[HN Gopher] A Guide to the Go Garbage Collector
       ___________________________________________________________________
        
       A Guide to the Go Garbage Collector
        
       Author : ibraheemdev
       Score  : 149 points
       Date   : 2022-07-15 15:44 UTC (7 hours ago)
        
 (HTM) web link (tip.golang.org)
 (TXT) w3m dump (tip.golang.org)
        
       | [deleted]
        
       | [deleted]
        
       | cube2222 wrote:
       | This is a really great guide! Nice to have something official and
       | in-depth.
       | 
       | I have two tips I can share based on my experience optimizing
       | OctoSQL[0].
       | 
       | First, some applications might have a fairly constant live heap
       | size at any given point in time, but do a lot of allocations
       | (like OctoSQL, where each processed record is a new allocation,
       | but they might be consumed by a very-slowly-growing group by). In
       | that case the GC threshold (which is based on the last live heap
       | size) can be low and result in very frequent garbage collection
       | runs, even though your application is using just megabytes of
       | memory. In that case, using debug.SetGCPercent to modify that
       | threshold at startup to be closer to 10x the live heap size will
       | yield enormous performance benefits, while sacrificing very
       | little memory.
       | 
       | Second, even if the CPU profiler tells you the GC is consuming a
       | lot of time, that doesn't mean it's taking it away from your app,
       | if it's single-threaded. `go tool trace` can give you a much
       | better overview of how computationally intensive and problematic
       | the GC really is, even though reading it takes some getting used
       | to.
       | 
       | [0]: https://github.com/cube2222/octosql
        
         | kccqzy wrote:
         | > Second, even if the CPU profiler tells you the GC is
         | consuming a lot of time, that doesn't mean it's taking it away
         | from your app
         | 
         | I have experienced the same issue here. Our load balancer used
         | CPU usage as a proxy for deciding how much traffic should be
         | assigned when performing load balancing. When the app was
         | written in Go, we consistently found that the GC is consuming a
         | lot of CPU time even though all other metrics like request
         | latency were very good, even in the microseconds range. This
         | was the case even when the app was massively parallel with lots
         | of goroutines. But the load balancer kept sloshing traffic
         | around unnecessarily based on its observation that GC is
         | consuming a lot of CPU time.
        
           | tdudzik wrote:
           | > When the app was written in Go
           | 
           | Did you rewrite it to something else?
        
             | kccqzy wrote:
             | Yes we did. But the rewrite was not because of this issue.
        
               | silisili wrote:
               | Out of curiosity...which language did you choose and why?

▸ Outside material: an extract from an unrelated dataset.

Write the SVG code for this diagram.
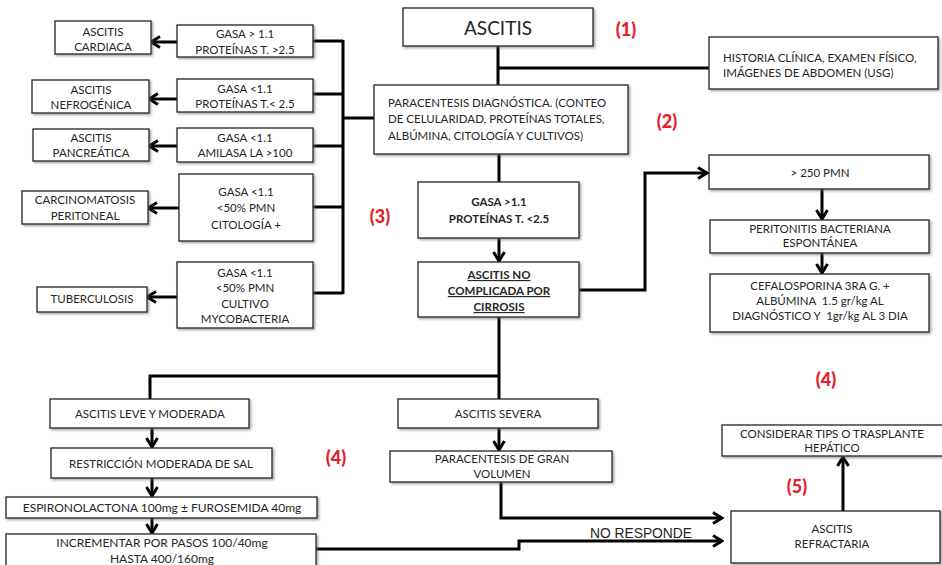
<svg xmlns="http://www.w3.org/2000/svg" width="942" height="565" viewBox="0 0 942 565">
<defs>
<filter id="sh" x="-10%" y="-10%" width="130%" height="140%"><feDropShadow dx="1.5" dy="1.5" stdDeviation="0.8" flood-color="#666" flood-opacity="0.6"/></filter>
<marker id="ah" markerUnits="userSpaceOnUse" markerWidth="14" markerHeight="14" viewBox="0 0 14 14" refX="12" refY="7" orient="auto"><path d="M3,1.5 L12,7 L3,12.5" fill="none" stroke="#000" stroke-width="3"/></marker>
<style>
rect.b{fill:#fff;stroke:#222;stroke-width:1.3;filter:url(#sh)}
text{font-family:Lato,"Open Sans",sans-serif;fill:#262626;font-size:11.5px;text-anchor:middle}
.l{text-anchor:start}
.bd{font-weight:bold}
.u{text-decoration:underline}
.pre{white-space:pre}
.m{font-size:12px}
.big{font-size:19px}
.red{fill:#e3222b;font-weight:900;font-size:18px}
.nr{font-family:"Liberation Sans",Arial,sans-serif;font-size:13.8px;text-anchor:start}
#conn path{fill:none;stroke:#000;stroke-width:3}
.a{marker-end:url(#ah)}
</style>
</defs>
<rect width="942" height="565" fill="#fff"/>
<g id="conn">
<path d="M498,46 V85 M498,68 H709"/>
<path d="M313,41 H343 M313,94 H343 M313,146 H343 M313,207 H343 M313,293 H343 M343,40 V294 M343,118 H374"/>
<path class="a" d="M177,42 H151"/>
<path class="a" d="M177,99 H149"/>
<path class="a" d="M177,146 H149"/>
<path class="a" d="M179,208 H148"/>
<path class="a" d="M177,297 H147"/>
<path d="M499,154 V182"/>
<path class="a" d="M499,238 V261"/>
<path class="a" d="M579,290 H645 V173 H707"/>
<path class="a" d="M822,189 V219"/>
<path class="a" d="M822,253 V273"/>
<path d="M499,317 V399 M499,376 H150 V399"/>
<path class="a" d="M152,428 V447"/>
<path class="a" d="M152,478 V496"/>
<path class="a" d="M152,518 V533"/>
<path class="a" d="M499,428 V450"/>
<path class="a" d="M501,482 V518 H722"/>
<path class="a" d="M316,549 H519 V541 H722"/>
<path class="a" d="M843,511 V457"/>
</g>
<g id="n-ascitis"><rect class="b" x="403" y="8" width="190" height="38"/><text class="big" x="498" y="35">ASCITIS</text></g>
<g id="n-historia"><rect class="b" x="709" y="37" width="229" height="52"/><text class="l" x="723" y="62">HISTORIA CLÍNICA, EXAMEN FÍSICO,</text><text class="l" x="723" y="77">IMÁGENES DE ABDOMEN (USG)</text></g>
<g id="n-paracentesis"><rect class="b" x="374" y="85" width="254" height="69"/><text class="l" x="388" y="107">PARACENTESIS DIAGNÓSTICA. (CONTEO</text><text class="l" x="388" y="123">DE CELULARIDAD, PROTEÍNAS TOTALES,</text><text class="l" x="388" y="140">ALBÚMINA, CITOLOGÍA Y CULTIVOS)</text></g>
<g id="n-cardiaca"><rect class="b" x="55" y="21" width="96" height="33"/><text x="103" y="36">ASCITIS</text><text x="103" y="51">CARDIACA</text></g>
<g id="n-g1"><rect class="b" x="177" y="25" width="136" height="32"/><text x="245" y="38">GASA &gt; 1.1</text><text x="245" y="54">PROTEÍNAS T. &gt;2.5</text></g>
<g id="n-nefro"><rect class="b" x="32" y="80" width="117" height="33"/><text x="91" y="94">ASCITIS</text><text x="91" y="109">NEFROGÉNICA</text></g>
<g id="n-g2"><rect class="b" x="177" y="79" width="136" height="33"/><text x="245" y="93">GASA &lt;1.1</text><text x="245" y="108">PROTEÍNAS T.&lt; 2.5</text></g>
<g id="n-pancrea"><rect class="b" x="33" y="129" width="116" height="32"/><text x="91" y="142">ASCITIS</text><text x="91" y="157">PANCREÁTICA</text></g>
<g id="n-g3"><rect class="b" x="177" y="128" width="136" height="34"/><text x="245" y="142">GASA &lt;1.1</text><text x="245" y="157">AMILASA LA &gt;100</text></g>
<g id="n-carcino"><rect class="b" x="22" y="191" width="126" height="33"/><text x="85" y="204">CARCINOMATOSIS</text><text x="85" y="220">PERITONEAL</text></g>
<g id="n-g4"><rect class="b" x="179" y="174" width="134" height="67"/><text x="246" y="196">GASA &lt;1.1</text><text x="246" y="212">&lt;50% PMN</text><text x="246" y="229">CITOLOGÍA +</text></g>
<g id="n-tuber"><rect class="b" x="37" y="287" width="110" height="25"/><text x="92" y="303">TUBERCULOSIS</text></g>
<g id="n-g5"><rect class="b" x="177" y="262" width="136" height="66"/><text x="245" y="277">GASA &lt;1.1</text><text x="245" y="292">&lt;50% PMN</text><text x="245" y="308">CULTIVO</text><text x="245" y="323">MYCOBACTERIA</text></g>
<g id="n-gasa"><rect class="b" x="418" y="182" width="161" height="56"/><text class="bd" x="499" y="206">GASA &gt;1.1</text><text class="bd" x="499" y="223">PROTEÍNAS T. &lt;2.5</text></g>
<g id="n-nocomp"><rect class="b" x="418" y="262" width="161" height="55"/><text class="bd u" x="499" y="279">ASCITIS NO</text><text class="bd u" x="499" y="295">COMPLICADA POR</text><text class="bd u" x="499" y="311">CIRROSIS</text></g>
<g id="n-pmn"><rect class="b" x="709" y="155" width="220" height="34"/><text x="820" y="177">&gt; 250 PMN</text></g>
<g id="n-pbe"><rect class="b" x="710" y="220" width="219" height="33"/><text x="820" y="233">PERITONITIS BACTERIANA</text><text x="820" y="247">ESPONTÁNEA</text></g>
<g id="n-cefalo"><rect class="b" x="710" y="274" width="219" height="58"/><text x="820" y="290">CEFALOSPORINA 3RA G. +</text><text class="pre" x="820" y="305">ALBÚMINA  1.5 gr/kg AL</text><text class="pre" x="820" y="320">DIAGNÓSTICO Y  1gr/kg AL 3 DIA</text></g>
<g id="n-leve"><rect class="b" x="50" y="399" width="199" height="29"/><text x="150" y="418">ASCITIS LEVE Y MODERADA</text></g>
<g id="n-sal"><rect class="b" x="51" y="448" width="221" height="30"/><text x="161" y="468">RESTRICCIÓN MODERADA DE SAL</text></g>
<g id="n-espiro"><rect class="b" x="6" y="497" width="311" height="21"/><text class="m" x="162" y="512">ESPIRONOLACTONA 100mg ± FUROSEMIDA 40mg</text></g>
<g id="n-incr"><rect class="b" x="6" y="534" width="310" height="40"/><text class="m" x="162" y="547">INCREMENTAR POR PASOS 100/40mg</text><text class="m" x="162" y="563">HASTA 400/160mg</text></g>
<g id="n-severa"><rect class="b" x="398" y="399" width="200" height="29"/><text x="498" y="418">ASCITIS SEVERA</text></g>
<g id="n-pgv"><rect class="b" x="390" y="451" width="222" height="31"/><text x="502" y="463">PARACENTESIS DE GRAN</text><text x="502" y="478">VOLUMEN</text></g>
<g id="n-tips"><rect class="b" x="722" y="425" width="222" height="31"/><text x="832" y="438">CONSIDERAR TIPS O TRASPLANTE</text><text x="832" y="452">HEPÁTICO</text></g>
<g id="n-refr"><rect class="b" x="731" y="511" width="209" height="52"/><text x="832" y="533">ASCITIS</text><text x="832" y="548">REFRACTARIA</text></g>
<g id="labels">
<text class="nr" x="590" y="538">NO RESPONDE</text>
<text class="red" x="626" y="36">(1)</text>
<text class="red" x="667" y="128">(2)</text>
<text class="red" x="380" y="223">(3)</text>
<text class="red" x="336" y="464">(4)</text>
<text class="red" x="826" y="386">(4)</text>
<text class="red" x="797" y="493">(5)</text>
</g>
</svg>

               | How did it turn out?
        
               | oorza wrote:
               | They wrote it in PHP4 and it currently routes 2/3 of the
               | internet.
        
           | cube2222 wrote:
           | That does actually sound like it could be scenario one too.
           | 
           | If you have a lot of small requests, with only few requests
           | active at the same time, but many requests per second
           | overall, with each making a few allocations, you will have a
           | small live heap size, while quickly reaching the threshold
           | for another GC.
           | 
           | This way you get a lot of GC runs. Latency isn't affected too
           | much because Go is quite good at keeping the stop-the-world's
           | short. You might have interleaving application/stop-the-world
           | in a 50/50 ratio of computation time (that's something you
           | can diagnose very easily with go tool trace btw).
           | 
           | Having a higher GOGC threshold might help a lot there, since
           | it will make stop-the-world's less frequent, while keeping
           | their duration mostly unchanged (as that scales
           | proportionally to live heap size).
           | 
           | That's obviously just a guess based on the limited info I
           | have though.
        
             | morelisp wrote:
             | > it will make stop-the-world's less frequent, while
             | keeping their duration mostly unchanged (as that scales
             | proportionally to live heap size).
             | 
             | Go's STW phases are mostly not proportional to live heap
             | size; iirc one never is and the other is proportional to
             | something variable but only weakly correlated with heap
             | size (cleaning up cached spans).
             | 
             | It's hard to figure out what GP is describing exactly but I
             | don't think GOGC alone would necessarily address that. If
             | latency was still good it was probably not over-triggering
             | STW nor dragging other threads into mark assist.
             | 
             | I think they may have been hitting the pathological case
             | described where stack roots were not being counted so a
             | little allocation with a lot of stack-heavy goroutines
             | could get confused for a lot of allocation, trigger a CPU-
             | intensive mark phase, but neither clean much real memory in
             | absolute terms nor effectively count a larger live set
             | after. Prior to 1.18, GOGC might have to be set dangerously
             | large avoid that.
        
         | eatonphil wrote:
         | I'd love to read more about your experience profiling, how your
         | techniques work.
        
           | cube2222 wrote:
           | Thanks, I'll try to whip up an article about it in the not-
           | too-distant future.
           | 
           | Though I can tell that the biggest improvement to my
           | profiling flow was adding a `--profile` flag to OctoSQL
           | itself. This way I can easily create CPU/memory/trace
           | profiles of whole OctoSQL command invocations, which makes
           | experiments and debugging on weird inputs much quicker.
        
       | omginternets wrote:
       | Has anyone tried "gc_details": true in VSCode? I've just gone
       | through the configuration steps, but I'm not seeing anything
       | obvious. What should I be looking for?
       | 
       | EDIT: found it at the top of the file.
        
       | erik_seaberg wrote:
       | Hm, I was hoping for a roadmap that would talk about supporting
       | generations and more tuning options.
        
         | morelisp wrote:
         | Would generational support improve anything given a) 99% of the
         | nursery is probably already on the stack, and b) using
         | generations to inform any kind of compaction / relocation still
         | seems out of the question?
         | 
         | `GOMEMLIMIT` described in the document is a new tuning option.
        
       ___________________________________________________________________
       (page generated 2022-07-15 23:00 UTC)